The ambivalent American stance toward some governments in the Middle East continued with President Bush’s recent eight-day tour through the region, which ended with a final three-hour stop in Egypt.
The six-nation tour featured stops in the United Arab Emirates, Saudi Arabia and Egypt. Bush met with leaders of these countries to push his final goal in terms of a foreign policy legacy – peace between Israel and Palestine by the time he leaves office in January 2009.
Bush met briefly with Egyptian President Hosni Mubarak, who signed on to Bush’s goal.
Afterward, the two gave statements in which Bush heaped praise on Mubarak for his government’s support in the region, saying, “I appreciate the example your country is setting.”
However, these comments contradict a speech Bush gave earlier in the United Arab Emirates, in which he said, “You cannot build trust when you hold an election where opposition candidates find themselves harassed or in prison.”
Although they did not say so directly, the comments alluded to the imprisonment of Mubarak’s main political opponent in the 2005 Egyptian presidential election, Ayman Nour, on trumped-up charges of forging powers of attorney.
While the differing views expressed in Bush’s comments seem contradictory, they are in fact indicative of an irresolute American policy concerning how to push for democracy in the Middle East while at the same time fight extremist groups.
Consider this: Hosni Mubarak has been in power since 1981 and has ruled Egypt with emergency powers for the entire duration of his presidency.
Mubarak’s government has long conducted mass arrests of members of Mubarak’s main opposition party, the Muslim Brotherhood, whose existence is illegal under Egyptian law.
Muslim Brotherhood members have thus had to run as political independents and have fared considerably well, winning twenty percent of seats in the Egyptian Parliament in late 2005 and rekindling the debate of whether or not the Brotherhood should remain illegal.
Mubarak’s rule under the state of emergency grants him wide powers to arrest and detain prisoners for virtually any or no reason as well as the authority to freeze assets and seize property, which have been the principal means he has used to keep the Brotherhood a political non-factor.
Mubarak’s means of staying in power are highly suppressive and undemocratic in nature, but the U.S. has stood by him and has yet to voice criticism condemning such actions, even though they are contrary to the platform our State Department ritualistically espouses.
One cannot help but compare this situation to that in Palestine, where the militant group Hamas took control of the country’s legislature in early 2006 and deposed the former ruling party, Fatah.
Hamas, considered a terrorist organization by the U.S., the European Union and Israel, features a charter calling for the destruction of the state of Israel and the formation of an Islamic state, although the party platform for the election did not mirror the charter.
In the wake of the terrorist organization’s election, most Western governments announced that their countries would halt all aid to the Palestinian Authority, although humanitarian aid from non-governmental organizations would be allowed to continue. The massive deficit that the Palestinian government faced after the election sparked fears that the new government might turn to Iran for financial assistance.

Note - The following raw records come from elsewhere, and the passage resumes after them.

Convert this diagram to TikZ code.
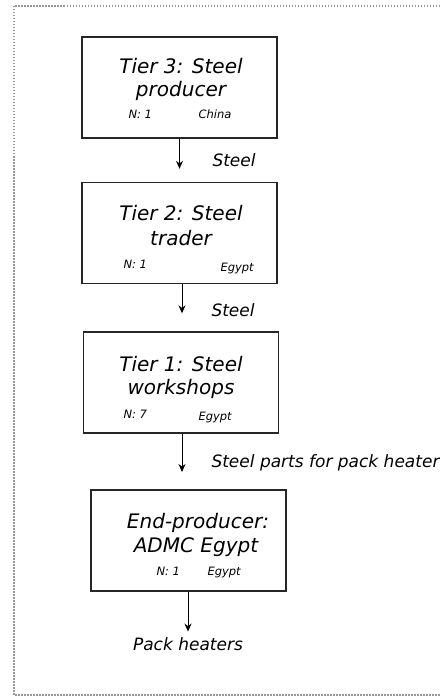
\documentclass[tikz,border=0pt]{standalone}
\usepackage{fontspec}
\setmainfont{DejaVu Sans}
\usepackage{tikz}
\usetikzlibrary{arrows.meta}
\tikzset{t/.style={font=\fontsize{20}{20}\selectfont\itshape, anchor=base}}
\tikzset{s/.style={font=\fontsize{11.5}{11.5}\selectfont\itshape, anchor=base west}}
\tikzset{l/.style={font=\fontsize{17}{17}\selectfont\itshape, anchor=base west}}
\tikzset{tier/.style={draw=black!85, line width=1.4pt, minimum width=195pt, minimum height=101pt, inner sep=0pt}}
\tikzset{flow/.style={-{Stealth[length=8pt,width=7pt]}, line width=1pt}}

\begin{document}
\begin{tikzpicture}[x=1pt,y=-1pt]
          \useasboundingbox (0,0) rectangle (439,700);
          \draw[black!40, line width=1.5pt, dash pattern=on 1.5pt off 1.5pt] (470,6) -- (14,6) -- (14,695) -- (470,695);
          % boxes
          \node[tier] (T3) at (179.5,87.5) {};
          \node[tier] (T2) at (179.5,233) {};
          \node[tier] (T1) at (181,382.5) {};
          \node[tier] (EP) at (188.5,540.5) {};
          % texts in the boxes
          \node[t] (T3a) at (181,74) {Tier 3: Steel};
          \node[t] (T3b) at (181,97) {producer};
          \node[s] (T3n) at (125,119) {N: 1};
          \node[s] (T3c) at (195,119) {China};
          \node[t] (T2a) at (181,221) {Tier 2: Steel};
          \node[t] (T2b) at (181,245) {trader};
          \node[s] (T2n) at (120,268) {N: 1};
          \node[s] (T2c) at (217,271) {Egypt};
          \node[t] (T1a) at (181,371) {Tier 1: Steel};
          \node[t] (T1b) at (181,394) {workshops};
          \node[s] (T1n) at (120,418) {N: 7};
          \node[s] (T1c) at (195,420) {Egypt};
          \node[t] (EPa) at (198,528) {End-producer:};
          \node[t] (EPb) at (196,552) {ADMC Egypt};
          \node[s] (EPn) at (153,575) {N: 1};
          \node[s] (EPc) at (204,575) {Egypt};
          % flows
          \node[l, anchor=base] (PH) at (188,650) {Pack heaters};
          \coordinate (A3) at (182,472);
          \draw[flow, shorten >=13pt] (T3.south) -- (T2.north);
          \draw[flow, shorten >=18pt] (T2.south -| 182,0) -- (T1.north -| 182,0);
          \draw[flow] (T1.south -| A3) -- (A3);
          \draw[flow, shorten >=2pt] (EP.south -| 188,0) -- (PH.north -| 188,0);
          \node[l] at (209,167) {Steel};
          \node[l] at (208,316) {Steel};
          \node[l] at (208,467) {Steel parts for pack heater};
        \end{tikzpicture}
\end{document}
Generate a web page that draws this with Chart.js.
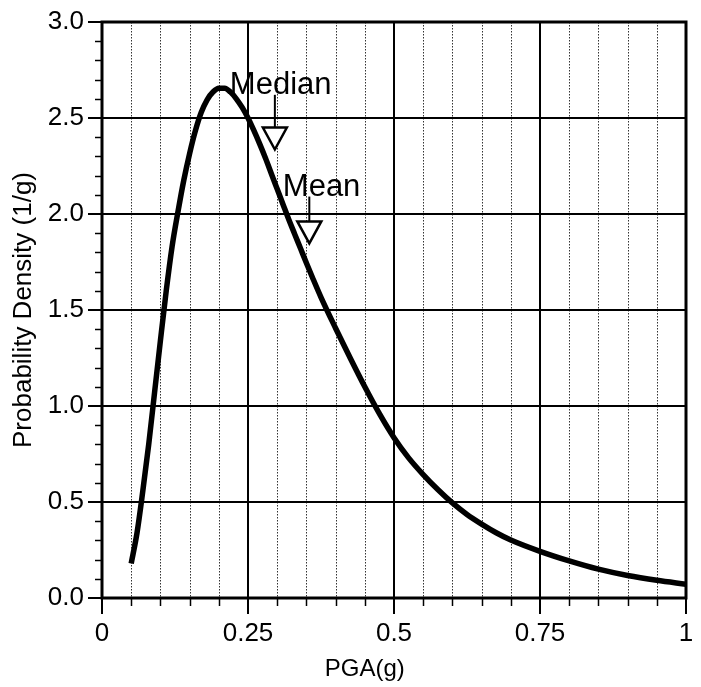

This is the rock and the hard place that American foreign policy has caught us between. Countries with unstable economies and radical political parties in power are bound to turn to larger sympathetic neighbors such as Iran for assistance, and in doing so Iran will have gained a new ally.
Conversely, countries such as Egypt are allied with America in that they also seek to protect the state of Israel and fight extremism. At the same time, however, the methodology of such governments can be argued to be as bad as those used by the extremists themselves. Countries such as Egypt simply have an established government to help justify their legitimacy.
We as Americans need to make a decision once and for all, and we really only have two choices to decide between. We either need to decide to fight extremism on all fronts, and in doing so accept alliances with autocratic dictators for what they are and acknowledge them as such.
Or, we need to push for democracy in the Middle East and be willing to accept the results, even if those results call for the destruction of the state of Israel – a state whose existence is largely contingent on our intervention in the Middle East.
It would be an awfully uncivil thing for America to do – creating a state only to leave it to fend for itself – but it’s clear that this global war on terror simply costs too much for one country to sustain by itself.
America needs to quit straddling the fence and ultimately decide where its priorities lie.
Aaron Gaudette is a journalism senior and a Mustang Daily reporter.